Small Town Heroes, out February 11, 2014 is a complex and beautiful new album from New Orleans’ Hurray for the Riff Raff. Their fourth full-length original album, it has a perfect combination of all the things that make exemplary folk music—beautiful, jangly instrumentation; deep, soulful vocals; and topical lyrics that are true to the folk tradition. It is a folk record, but Small Town Heroes flirts with the blues more than the band’s previous releases. It has motifs of longing, violence, mourning, and hope.
The bands primary songwriter and vocalist, Alynda Lee Segarra, hails from the Bronx. However, she chose New Orleans as her home, and her music reflects that.
Take “End of the Line”, for example. Its lyrics bring to my mind the front porches and courtyards here in South Louisiana where people relax, drink, talk, and play music with friends. This isn’t just a stereotype of our state; it’s a wonderful reality for many of us.
In fact, many of the songs will resonate with Louisiana natives or those who have chosen this place as their home.

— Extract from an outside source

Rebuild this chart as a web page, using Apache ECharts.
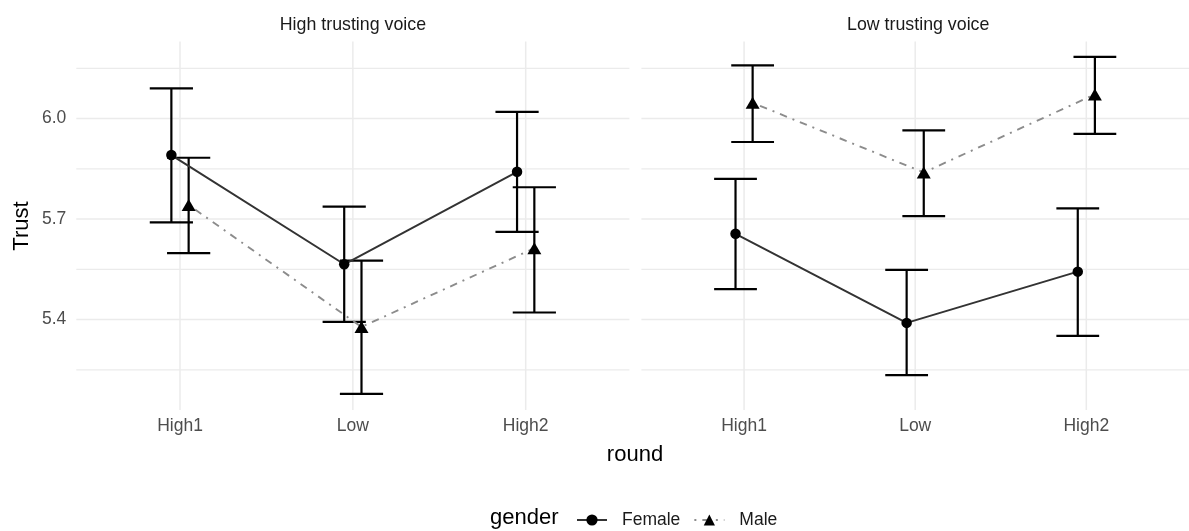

“Crash on the Highway”, a song about being stuck in traffic, late to a gig, and pulling over to just have a drink and wait it out—I don’t know if you can get more Louisiana than that. Everyone who has lived in South Louisiana knows if there’s a crash on the Atchafalaya or the Pontchartrain Bridge that you’re bound to be stuck for a while.
Continuing with the New Orleans theme, “St. Roch Blues”, is a plea for peace in the St. Roch neighborhood, where tragedy has claimed many lives as of late. The track has a gospel/blues feel that is appropriate for a piece that is as much a prayer as it is a song.
As beautiful as “St. Roch Blues” is, the stand out track on the album is “The Body Electric.” My first listen gave me goose bumps. The song conjures images of so many things—Trayvon Martin’s murder, the violence committed on the streets every day against trans women, and the scourge of gun violence in New Orleans and Baton Rouge.
Referencing Walt Whitman’s “I Sing the Body Electric” and the folk murder ballad “Delia’s Gone”—it is a bold assertion of the sanctity of black bodies, female bodies, queer bodies. It is an important song—a protest song— and I hope it will become widely sung by the young artists of the current folk revival.
Hurray for Riff Raff is a band bound for glory, and Small Town Heroes is proof of that. Don’t miss them at One Eyed Jack’s in New Orleans for their record release party February 14, or at Mud and Water in Baton Rouge with Shovels and Rope February 21.